“Take a look at this,” I say. I hold up a photocopy of a drawing of a young, tattooed Hawaiian man from 1778.
Half his handsome face is covered with tattoos and he sports a Mohawk. “My son’s hair looks exactly like that.”
The ladies laugh. There are two tables and a total of eleven of us retired-aged women. We are piecing together facets of our souls in a SoulCollage class at the Keaau Senior Center (minimum age 55, so I’m 3 years qualified), cutting images out of magazines and gluing them onto 5”x7” pieces of cardboard.
We are making personalized decks of cards for ceremonial drawing at a later time. Like drawing Tarot Cards.
One of the women didn’t hear me say “hair” and is clearly shocked that I’d have such a thoroughly tattooed son.
“Your son?” she says, and I reassure her that he is still untattooed. Although most young people in Hawaii seem to have at least one. Maybe it’s just more obvious because more skin shows here.
It makes me think. Wonder what I’d get if I were to get one.
Everyone is still listening as they cut and paste. Lovely music plays softly in the background from the teacher’s tape player, and we can hear the ceramics class next door, through the huge screens, wedging and slapping clay.
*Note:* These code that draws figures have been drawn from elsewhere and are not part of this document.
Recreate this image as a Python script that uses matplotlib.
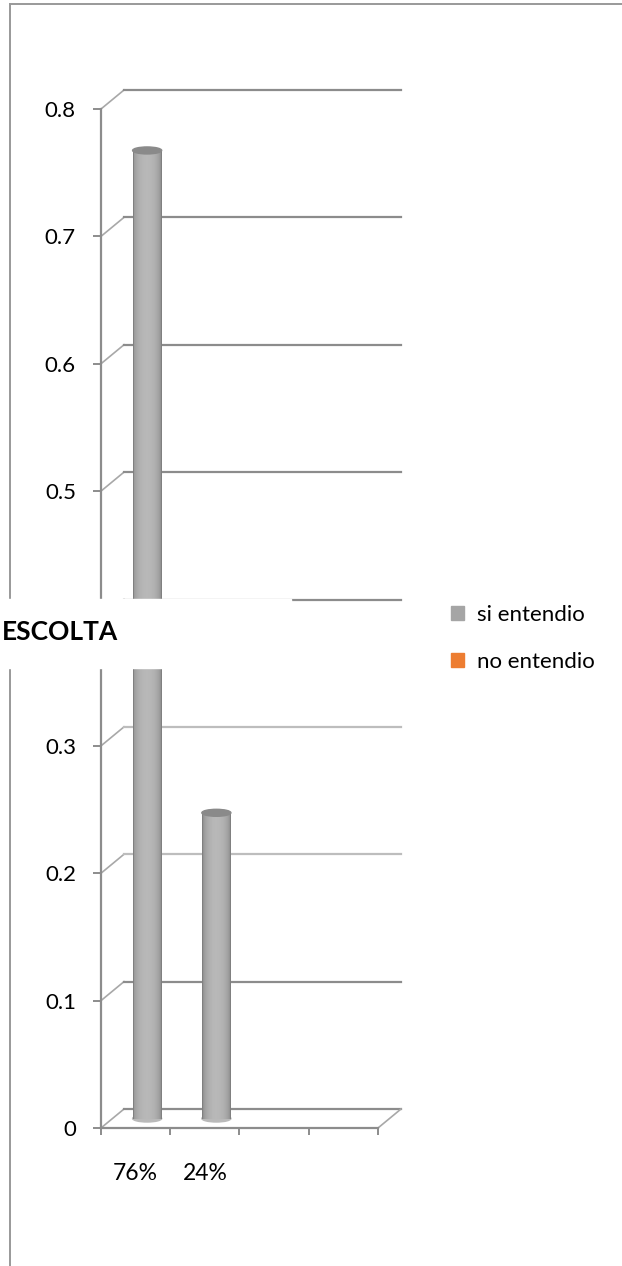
import numpy as np
import matplotlib
matplotlib.use('Agg')
import matplotlib.pyplot as plt
from matplotlib.patches import Ellipse, Rectangle, Patch
from matplotlib.lines import Line2D
from matplotlib.transforms import offset_copy, IdentityTransform

# data
categories = ['76%', '24%', '', '']
si_entendio = [0.76, 0.24]
series_names = ['si entendio', 'no entendio']
series_colors = ['#a5a5a5', '#ed7d31']
y_ticks = [0, 0.1, 0.2, 0.3, 0.4, 0.5, 0.6, 0.7, 0.8]
title = 'ESCOLTA'

W, H = 622, 1266
DPI = 100
plt.rcParams['font.family'] = ['Lato', 'DejaVu Sans']

fig = plt.figure(figsize=(W / DPI, H / DPI), dpi=DPI)
ax = fig.add_axes([101 / W, (H - 1128) / H, 277 / W, 1019 / H])
ax.set_xlim(0, len(categories))
ax.set_ylim(0, 0.8)

axis_grey = '#8c8c8c'
light_grey = '#bdbdbd'
dx, dy = 23, 19  # depth of the fake 3d box, pixels

back = offset_copy(ax.transData, fig=fig, x=dx, y=dy, units='dots')
mid = offset_copy(ax.transData, fig=fig, x=dx / 2, y=dy / 2, units='dots')

# axes frame
for side in ['top', 'right']:
    ax.spines[side].set_visible(False)
for side in ['left', 'bottom']:
    ax.spines[side].set_color(axis_grey)
    ax.spines[side].set_linewidth(1.6)

ax.set_yticks(y_ticks)
ax.set_yticklabels([f'{t:g}' for t in y_ticks])
ax.tick_params(axis='y', length=6, width=1.4, color=axis_grey, pad=12,
               labelsize=16, labelcolor='black')
# the 0.4 label sits under the title box
for t, lab in zip(y_ticks, ax.get_yticklabels()):
    if abs(t - 0.4) < 1e-9:
        lab.set_visible(False)

ax.set_xticks(range(len(categories) + 1))
ax.set_xticklabels([])
ax.set_xticks(np.arange(len(categories)) + 0.5, minor=True)
ax.set_xticklabels(categories, minor=True)
ax.tick_params(axis='x', which='major', length=5, width=1.4, color=axis_grey)
ax.tick_params(axis='x', which='minor', length=0, pad=25, labelsize=16.5)

# back wall gridlines and floor
ident = IdentityTransform()
for yv in y_ticks:
    p = ax.transData.transform((0, yv))
    ax.add_line(Line2D([p[0], p[0] + dx], [p[1], p[1] + dy], transform=ident,
                       color='#a8a8a8', lw=1.2, clip_on=False, zorder=1))
    c = light_grey if 0.15 < yv < 0.35 else axis_grey
    ax.plot([0, len(categories)], [yv, yv], transform=back, color=c,
            lw=1.6, clip_on=False, zorder=1)
p = ax.transData.transform((len(categories), 0))
ax.add_line(Line2D([p[0], p[0] + dx], [p[1], p[1] + dy], transform=ident,
                   color='#a8a8a8', lw=1.2, clip_on=False, zorder=1))

# cylinders
bw = 0.42
n = 30
pos = np.linspace(-1, 1, n)
shade = 0.50 + 0.22 * np.sqrt(1 - pos ** 2)
for i, v in enumerate(si_entendio):
    xc = i + 0.5
    xs = xc - bw / 2 + (np.arange(n) + 0.5) * bw / n
    for xi, s in zip(xs, shade):
        ax.bar(xi, v, width=bw / n * 1.05, color=(s, s, s), transform=mid,
               clip_on=False, zorder=3, linewidth=0)
    eh = 7 * 0.8 / 1019
    ax.add_patch(Ellipse((xc, 0), bw, eh, transform=mid, color='#b9b9b9',
                         zorder=2, clip_on=False))
    ax.add_patch(Ellipse((xc, v), bw, eh, transform=mid, color='#8a8a8a',
                         zorder=4, clip_on=False))

# box behind the title
fig.add_artist(Rectangle((0, 1 - 668 / H), 291 / W, 69 / H,
                         transform=fig.transFigure, color='white', zorder=10))
fig.text(2 / W, 1 - 632 / H, title, fontsize=19, fontweight='bold',
         ha='left', va='center', zorder=11)

# legend
handles = [Patch(color=c) for c in series_colors]
fig.legend(handles, series_names, loc='upper left',
           bbox_to_anchor=(431 / W, 1 - 585 / H), frameon=False,
           handlelength=0.6, handleheight=0.6, handletextpad=0.55,
           labelspacing=1.2, fontsize=16)

# chart area border
fig.add_artist(Line2D([9.5 / W, 9.5 / W], [0, 1 - 4 / H], color='#999999',
                      lw=1.4, zorder=5))
fig.add_artist(Line2D([9.5 / W, 1], [1 - 4 / H, 1 - 4 / H], color='#999999',
                      lw=1.4, zorder=5))

fig.savefig('out.png', dpi=DPI, facecolor='white')
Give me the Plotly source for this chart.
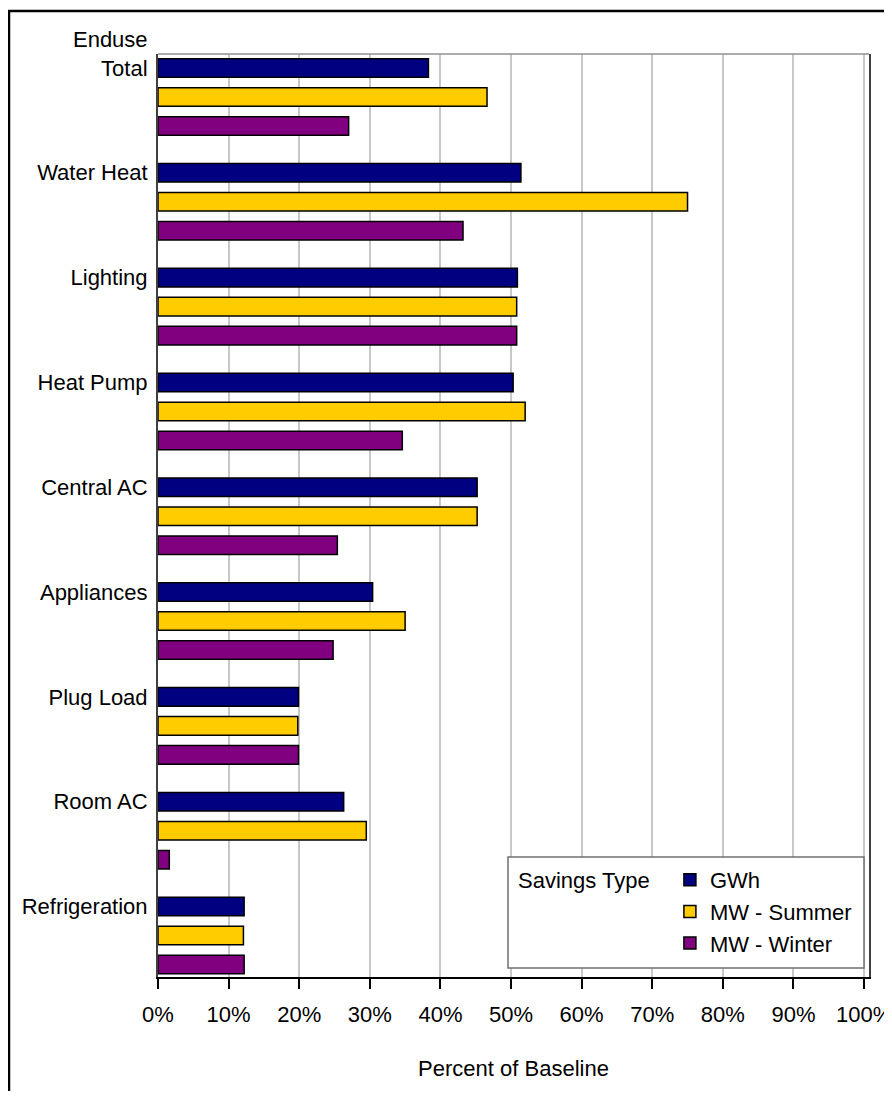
import plotly.graph_objects as go

categories = ["Total", "Water Heat", "Lighting", "Heat Pump", "Central AC",
              "Appliances", "Plug Load", "Room AC", "Refrigeration"]
tick_labels = ["Enduse<br>Total<br> ", "Water Heat", "Lighting", "Heat Pump", "Central AC",
               "Appliances", "Plug Load", "Room AC", "Refrigeration"]
gwh = [38.3, 51.4, 50.9, 50.3, 45.2, 30.4, 19.9, 26.3, 12.2]
mw_summer = [46.6, 75.0, 50.8, 52.0, 45.2, 35.0, 19.8, 29.5, 12.1]
mw_winter = [27.0, 43.2, 50.8, 34.6, 25.4, 24.8, 19.9, 1.6, 12.2]
series_names = ["GWh", "MW - Summer", "MW - Winter"]
series_colors = ["#000080", "#FFCC00", "#800080"]

FONT = "Liberation Sans, Arial, sans-serif"

fig = go.Figure()
for name, vals, col in zip(series_names, [gwh, mw_summer, mw_winter], series_colors):
    fig.add_trace(go.Bar(
        y=categories, x=vals, name=name, orientation="h",
        marker=dict(color=col, line=dict(color="black", width=1.5)),
    ))

OFF = 8  # page body margin
W, H = 892 - OFF, 1099 - 2 * OFF
# plot area in reference-screen coordinates
L, R, T, B = 158, 869, 54, 977
pw, ph = R - L, B - T

def px_x(x):
    return (x - L) / pw

def px_y(y):
    return (B - y) / ph

fig.update_layout(
    width=W, height=H,
    margin=dict(l=L - OFF, r=(892 - OFF) - (R - OFF), t=T - OFF, b=H - (B - OFF),
                autoexpand=False),
    paper_bgcolor="white", plot_bgcolor="white",
    barmode="group", bargap=0.17, bargroupgap=0.36,
    font=dict(family=FONT, size=22, color="black"),
    showlegend=True,
    legend=dict(
        x=px_x(516), y=px_y(859), xanchor="left", yanchor="top",
        bgcolor="rgba(0,0,0,0)", borderwidth=0,
        title=dict(text="Savings Type  ", side="left", font=dict(size=22)),
        font=dict(size=22), tracegroupgap=0, itemwidth=30,
    ),
    xaxis=dict(
        range=[0, 100.7], dtick=10, tick0=0, ticksuffix="%",
        showgrid=True, gridcolor="#c8c8c8", gridwidth=1.5,
        showline=True, linecolor="black", linewidth=1.5,
        ticks="outside", ticklen=10, tickcolor="black", tickwidth=1.5,
        tickfont=dict(size=22), zeroline=False, ticklabelstandoff=7,
        ticklabeloverflow="allow", automargin=False,
        title=dict(text="Percent of Baseline", font=dict(size=22), standoff=34),
    ),
    yaxis=dict(
        type="category", categoryorder="array", categoryarray=categories,
        tickvals=categories, ticktext=tick_labels,
        range=[8.396, -0.410], automargin=False,
        showgrid=False, showline=True, linecolor="#404040", linewidth=2, mirror=True,
        ticks="", tickfont=dict(size=22), ticklabelshift=29, ticklabelstandoff=4,
    ),
)

# plot-area top border (gray)
fig.add_shape(type="line", xref="paper", yref="paper", x0=0, x1=1, y0=1, y1=1,
              line=dict(color="#909090", width=1.5))
# legend box
fig.add_shape(type="rect", xref="paper", yref="paper",
              x0=px_x(508), x1=px_x(864), y0=px_y(968), y1=px_y(857),
              line=dict(color="#707070", width=1.5), fillcolor="white", layer="above")
# outer chart frame
fig.add_shape(type="rect", xref="paper", yref="paper",
              x0=px_x(9), x1=px_x(900), y0=px_y(1110), y1=px_y(11),
              line=dict(color="black", width=2.5))

fig.write_html("out.html")
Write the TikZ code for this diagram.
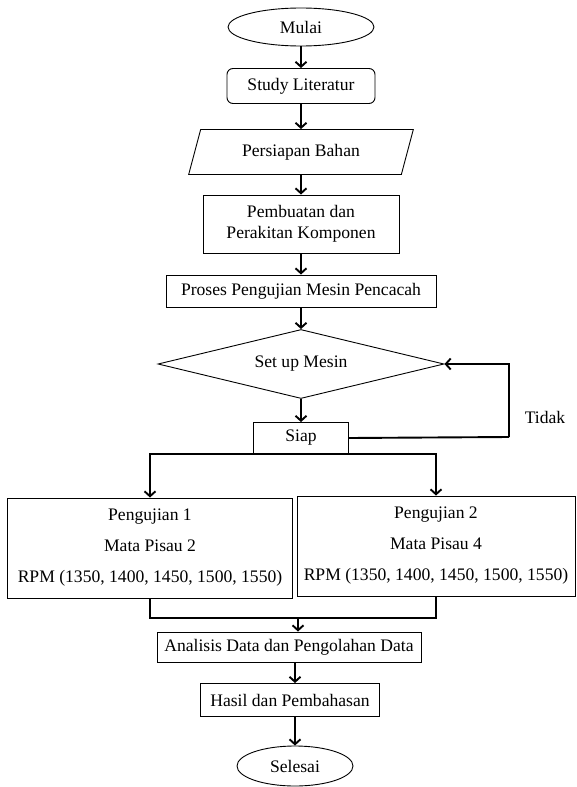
\documentclass[tikz,border=0pt]{standalone}
\usepackage{fontspec}
\setmainfont{Liberation Serif}
\usetikzlibrary{shapes.geometric,arrows.meta}

\begin{document}
\begin{tikzpicture}[x=1pt,y=-1pt,
  font=\fontsize{17.6}{21}\selectfont,
  box/.style={draw,line width=0.9pt,align=center,inner sep=2pt},
  oval/.style={draw,ellipse,line width=0.9pt,inner sep=0pt},
  flow/.style={line width=1.9pt,-{Straight Barb[length=5pt,width=11pt]}},
  wire/.style={line width=1.9pt}]
% page frame
\useasboundingbox (0,0) rectangle (576,787);

% main column
\node[oval,minimum width=146pt,minimum height=38pt] (mulai) at (301,27) {Mulai};
\node[box,rounded corners=6pt,minimum width=148pt,minimum height=35pt] (study) at (301,86) {Study Literatur};
\node[box,trapezium,trapezium left angle=70,trapezium right angle=110,trapezium stretches=true,
  minimum width=225pt,minimum height=45pt] (bahan) at (301,152) {Persiapan Bahan};
\node[box,minimum width=196pt,minimum height=58pt] (buat) at (301,224) {Pembuatan dan\\Perakitan Komponen};
\node[box,minimum width=270pt,minimum height=32pt] (proses) at (301,291) {Proses Pengujian Mesin Pencacah};
\node[box,diamond,aspect=4.1,minimum width=286pt,minimum height=69pt,inner sep=0pt] (setup) at (301,364) {Set up Mesin};
\node[box,minimum width=95pt,minimum height=31pt] (siap) at (301,438) {Siap};
\node (tidak) at (545,417) {Tidak};

% two tests
\node[box,minimum width=285pt,minimum height=100pt] (uji1) at (150,548)
  {Pengujian 1\\[10pt]Mata Pisau 2\\[10pt]RPM (1350, 1400, 1450, 1500, 1550)};
\node[box,minimum width=278pt,minimum height=100pt] (uji2) at (436,546)
  {Pengujian 2\\[10pt]Mata Pisau 4\\[10pt]RPM (1350, 1400, 1450, 1500, 1550)};

\node[box,minimum width=264pt,minimum height=30pt] (analisis) at (289,647) {Analisis Data dan Pengolahan Data};
\node[box,minimum width=179pt,minimum height=33pt] (hasil) at (290,700) {Hasil dan Pembahasan};
\node[oval,minimum width=116pt,minimum height=40pt] (selesai) at (295,766) {Selesai};

\coordinate (balik) at (509,437);
\coordinate (gabung) at (298,618);

% connectors
\draw[flow] (mulai) -- (study);
\draw[flow] (study) -- (bahan);
\draw[flow] (bahan) -- (buat);
\draw[flow] (buat) -- (proses);
\draw[flow] (proses) -- (setup);
\draw[flow] (setup) -- (siap);
\draw[wire] (siap.east) -- (balik);
\draw[flow] (balik) |- (setup.east);
\draw[flow] (siap.south) -| (uji1.north);
\draw[flow] (siap.south) -| (uji2.north);
\draw[wire] (uji1.south) |- (gabung);
\draw[wire] (uji2.south) |- (gabung);
\draw[flow] (gabung) -- (gabung |- analisis.north);
\draw[flow] ([xshift=6pt]analisis.south) -- ([xshift=6pt]analisis.south |- hasil.north);
\draw[flow] ([xshift=5pt]hasil.south) -- (selesai);
\end{tikzpicture}
\end{document}
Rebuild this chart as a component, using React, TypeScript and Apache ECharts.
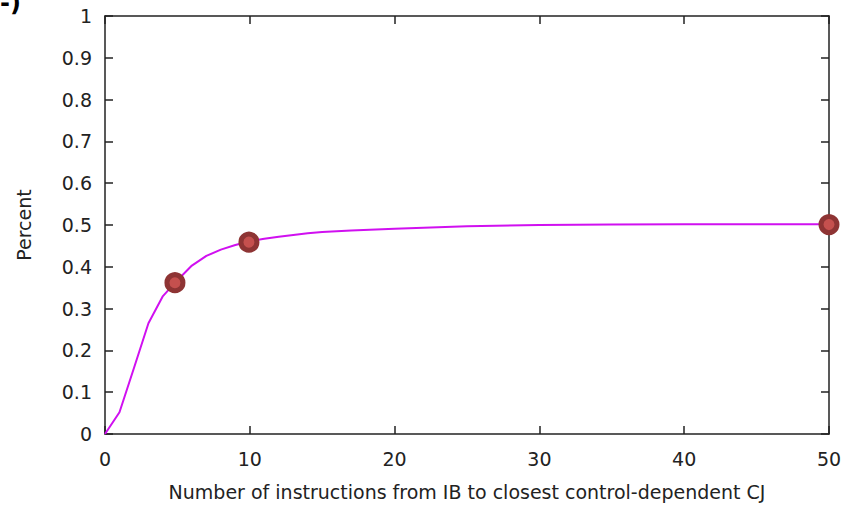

I look at the image. 236 years ago, this young man sat proudly for Captain James Cook’s artist, John Webber.
In the book I photocopied, the author wrote about how fascinated the famous captain and his officers were with the differences between the curvilinear patterns of the New Zealand Maoris and the strict linear patterns of the Hawaiians. This confident young man had status, the book said. They cut the designs into the skin and rubbed vegetable dye or soot or squid ink over the wounds.
Since we moved to Hawaii nine months ago, I’ve introduced myself a lot. What do I do? Who am I? A writer? A baker? A candlestick maker? Much of my time lately is spent with my new gas (propane) stove, the nicest stove I’ve ever had (I’ve always had electric), baking cookies and muffins.
Still, identifying myself stressed me until this last week when I asked the Bearded One, who has no tattoo and has never had one whit of trouble identifying himself to the world, how he answers the question. Who wants to know? he said. And that was an epiphany right there. The question is about the questioner! Not me. It’s about who I am at this moment, the relevant stuff with this particular person, and finding the connection between us.
“Facial tattoos scare me,” I say to my classmates. “The other tattoos are a fine way to mark and identify yourself, but I don’t like needles, thankyouverymuch.” Nods of agreement all around the table.
“As to what I’d get if I were inclined – a labyrinth”.
The Labyrinth Lady – a lovely, tall, red-haired 60-year-old woman, who also happens to be the Soul Collage teacher – smiles as she walks by. She bought an acre lot a half mile from the ocean almost twenty years ago. She told me she was obsessed with life’s paths. It took three months of full-time labor, but, by herself, she built a magnificent Chartres Labyrinth.
She opens it to the public frequently, and I was invited to join the group who weeds it and then walks it together every week.
The rules of walking the labyrinth and cutting and pasting images are similar. You don’t have to be silent. You can crack a joke. You can stop and smell the flowers or examine a plant or straighten a fallen-over statuette or chime. You just walk the path. With respect. It’s not a maze. It’s a circular, spiral path looping and layering back and forth yet all the while progressing toward the center.
“That speaks to me,” one of my labyrinth friends says, pointing to two images that I’ve just cut out of magazines and glued onto cardboard – a stained glass church window and a witchy Wonder Woman in a blue bikini and stained-glass blue body paint.
I smile and keep gluing until the Labyrinth Lady announces break time. Then I haul out my bag. “Cookies!” I say, and lay them out for my new friends. We can all think about it, I suppose, but for now we are still untattooed.